You know the feeling when you have something to do and you know that you should probably start doing it? Do you ever find that you have ended up doing everything aside from that thing you should have started doing hours earlier?
If you replied yes to either of those questions, you are in the same boat as me: a professional procrastinator.
To sum it up in a way that will make sense, I will refer to my procrastination as a project. I could know the due date of a project for weeks in advance and find a way to convince myself that I would start, no, I will start... later.
Somewhere between finding out about the project and handing it in, I find myself cramming all of the work into the shortest window of time I have left in availability. I often find myself doing different activities I want to accomplish that are lower in priority before what I should be doing.
Dishes in the sink? Washed. Laundry that doesn't necessarily need to be done right at this second? Already in the dryer.

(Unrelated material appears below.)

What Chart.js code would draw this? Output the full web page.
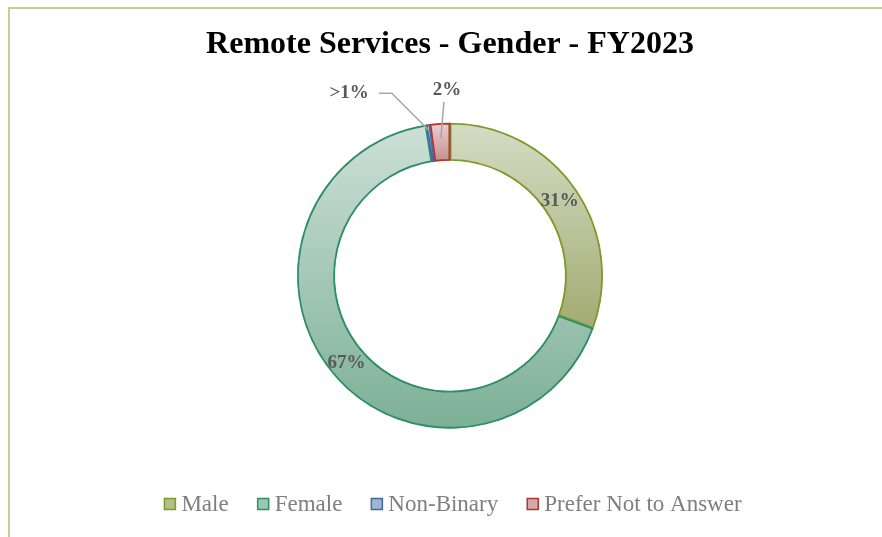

One more episode of Netflix? Already watched and counting down until the next one begins, so I could not possibly start now!
As much as I know that this is true of myself, the lengths that I can go to keep myself from doing what I should actually be doing has become absurd. The amount of unnecessary stress I cause myself in the process has driven me crazy. Some of my best work has stemmed from procrastination, but, as I have heard someone say, "new semester, new me."
Here are some things I have decided to do this year to fix it.
The time for jumbled priority lists swirling around in your head is over. Buy a notebook, find some paper, open a note on your phone and make a real list.
I have found making lists of all of the activities I have been putting off until the last second and prioritizing them all in one place has made me more reliable. I feel like I am staying on top of my own game. I set aside ten minutes to make a list, then set aside time to do a few things on the list and get the physical pleasure of checking things off.
It sounds so simple, but so many people aren't prioritizing and fall into the same black hole of procrastination as me.
When other people are involved in what I have been avoiding, I have communicated with them. Again, it sounds so simple, but communication to yourself and others is key to quit procrastinating.
I kept finding myself saying yes to things that I had no time for because of my infinite procrastination and saying yes anyway. On the other end, I found myself saying no to things every time I finally stopped procrastinating and decided to get it all done at once. All I had to do was say no or express my reasoning for putting off being with them.
Sometimes I even found that talking it through with people allowed me to create time for them and brought me to the realization that I was making something out of nothing and just procrastinating out of habit.
Finally, I stopped holding myself to an impossible standard that caused me to procrastinate in the first place. Nothing is going to go wrong if I do all those things I have been procrastinating. Nobody else is one hundred percent ahead of everything they have to do, so why should I have to be?
Trying to quit procrastinating is a step in the right direction, but perfect results do not have to come from it either way.
And hey, even if I fall back to procrastination, I am no worse off than before because I tried and I can always make a new list and try again tomorrow.
So, I cannot say with certainty that my reign as the Queen of Procrastination is over, but I can say that I am giving it my very best shot. I am hopeful that my newly acquired list-making abilities, power of simple communication, and dropping of the impossible standards of perfection will help me continue my journey to the end of procrastination and maybe helped someone out there, too!